Mother whispered, "See, you don't have to think about doing the right thing. If you're for the right thing, then you do it without thinking."

She turned out the light and I patted my son's body lightly and went back to sleep. (36.32-33)

It seems that Maya becomes the mother that she never had, and she gives her son the love that she never felt.

"You Know how Tender- Hearted She Is"

Tender-hearted. This phrase is used to describe Maya six times in the novel, but what exactly does it mean? To get us started, here's list of words that are used when people talk about Maya being "tender-hearted": sad, sensitive, crying, moody, withdrawn, worry, sick, delicate health.

Hmmm, seems like tender-hearted might be a nice way of calling someone "depressed." When Maya moves back to Stamps after her rape in St. Louis, she explains:

Then, too, I was well known for being "tender-hearted." Southern Negroes used that term to mean sensitive and tended to look upon a person with that affliction as being a little sick or in delicate health. So I was not so much forgiven as I was understood. (14.26)

Although we could shrug this off as part of her image as the "sensitive artist," that would clash with most of the tone of the novel. This is a funny book, right? Even though so many horrible things happen, Maya almost always seems amused. But remember, this is the tone of an adult Maya looking back at her life. Maybe all of that humor is a way to protect the Maya in the novel from all the sadness that author Maya knows she is feeling.

The Rape

Okay, it's time for the really sad stuff. We'll just go ahead and lay it out there: Maya is raped by her mother's boyfriend when she is only eight years old—so young that she was "sure that any minute […] the Green Hornet would bust in the door and save me" (12.6). The rape seeps into the rest of the novel with consequences that last a lifetime—Maya's lifetime.

When Mr. Freeman first molests Maya, the biggest thing she seems to take away from it is not that he abused her, but that he held her. She feels loved and she misses the connection she felt with this man: "I began to feel lonely for Mr. Freeman and the encasement of his big arms" (11.25). This is not unusual for child sexual abuse victims. Maya desires that love so much that she vies for Mr. Freeman's attention, sitting in his lap and hoping for a hug.

When Mr. Freeman is found dead, Maya assumes that her lies killed him—this leads her to her vow of silence:

Just my breath, carrying my words out, might poison people and they'd curl up and die like the black fat slugs that only pretended. (13.31)

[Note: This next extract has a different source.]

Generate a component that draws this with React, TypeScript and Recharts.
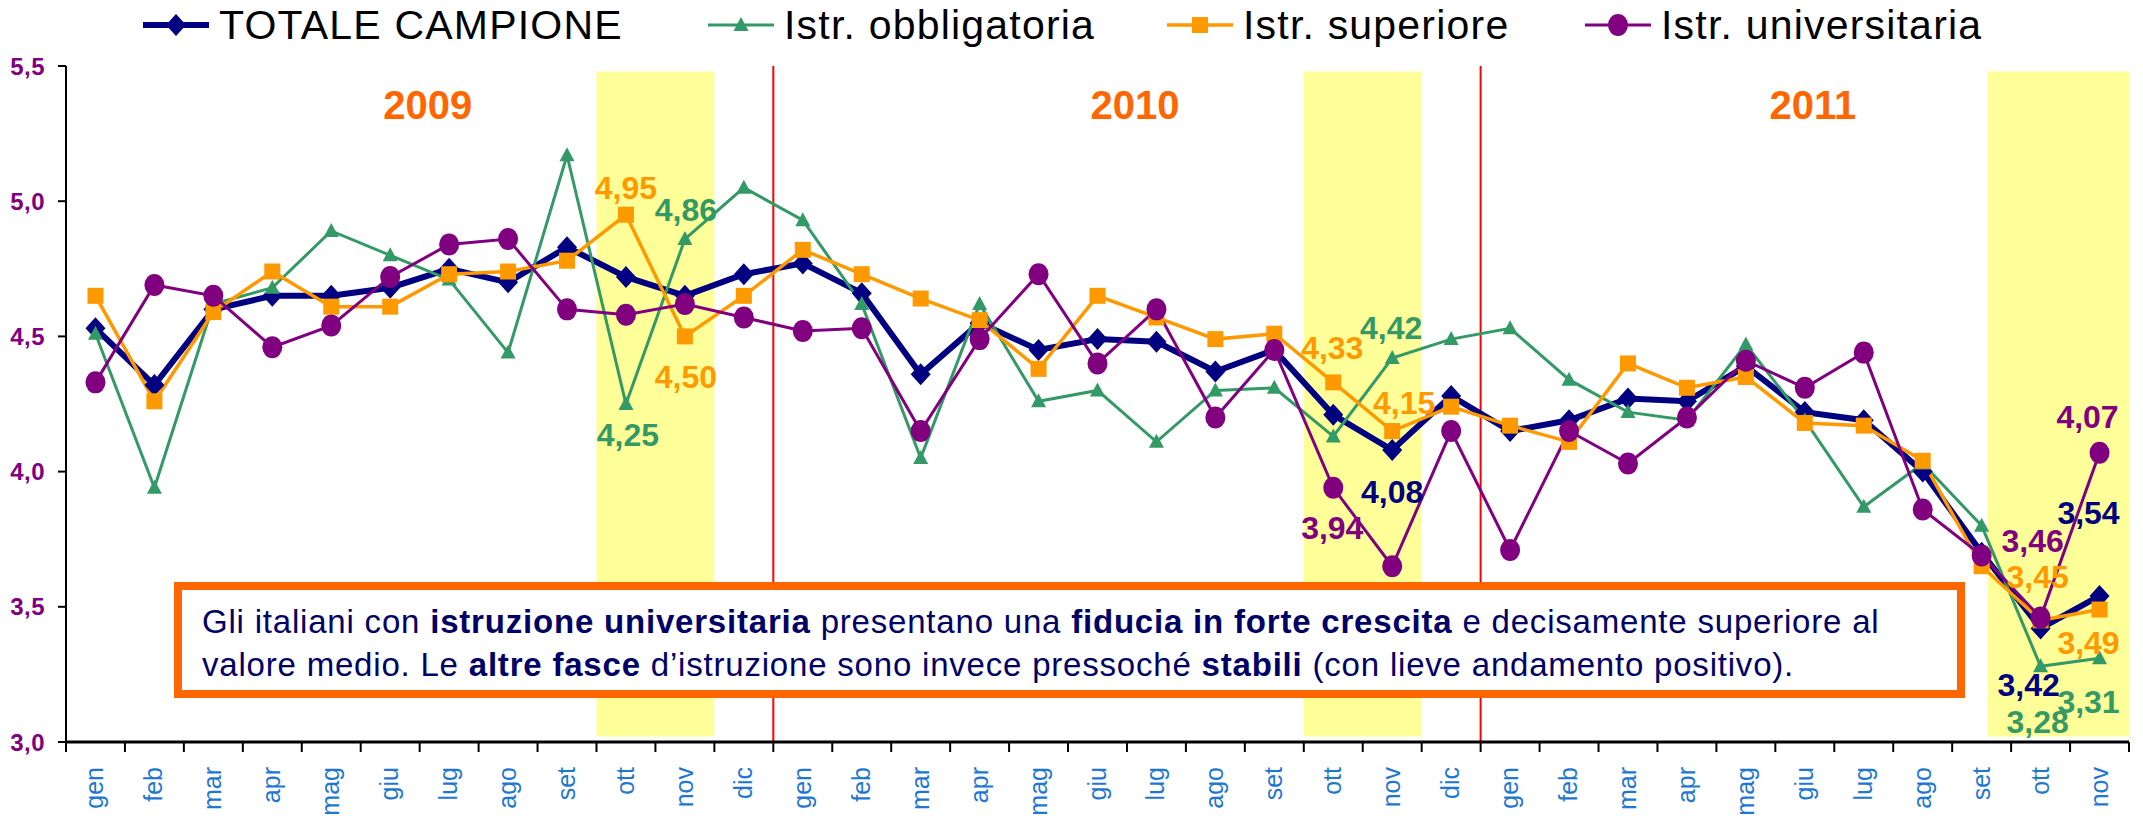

Considering that writing is an author's life, the muteness of a future poet is like death. And sure enough, Maya doesn't speak until Mrs. Flowers teaches her that words have the power to communicate and create, not destroy.

The Aftermath

Maya doesn't talk very much about how she deals with the rape, but there is one tiny little allusion that might shed some light on her thoughts. Maya mentions that she memorized The Rape of Lucrece (which, by the way, is super-long—impressive!) by her main squeeze Shakespeare before her graduation from eighth grade (23.44). The poem talks about the rape of Lucretia, a mythical Roman woman who was known for her chastity. After her rape, she makes the men in her family get revenge and then commits suicide.

Let's take a look at this poem. The way we see it, there are two important things to notice: (1) Shakespeare forgives Lucretia in the poem. (2) The poem mentions Philomela, a woman who was raped and whose tongue was cut out so that she couldn't tell anyone what had happened.

Now that your schooling in Shakespeare and ancient mythology is over, what does it all mean? Well, we're not quite sure. Maybe Maya has finally forgiven herself for the rape. Maybe she realizes that she doesn't want to be silent anymore. And as we know from Caged Bird, Maya is anything but silent.

A Caged Bird

Since titles have to mean something (check out "What's Up With the Title?" for more on that), we're going to say that Maya herself is the famous caged bird. You know, the one that sings. This is a girl who is caged—or trapped—by the big three: racism, sexism, and classism. And what's worse, she's super-aware of it all:

If growing up is painful for the Southern Black girl, being aware of her displacement is the rust on the razor that threatens the throat. It is an unnecessary insult. (Prologue.11-12)

With all of these things caging her, why does she sing? Why does she keep going, and why does she write this book? Well, in Paul Laurence Dunbar's poem, the caged bird sings a prayer of hope. So maybe this is Maya's prayer.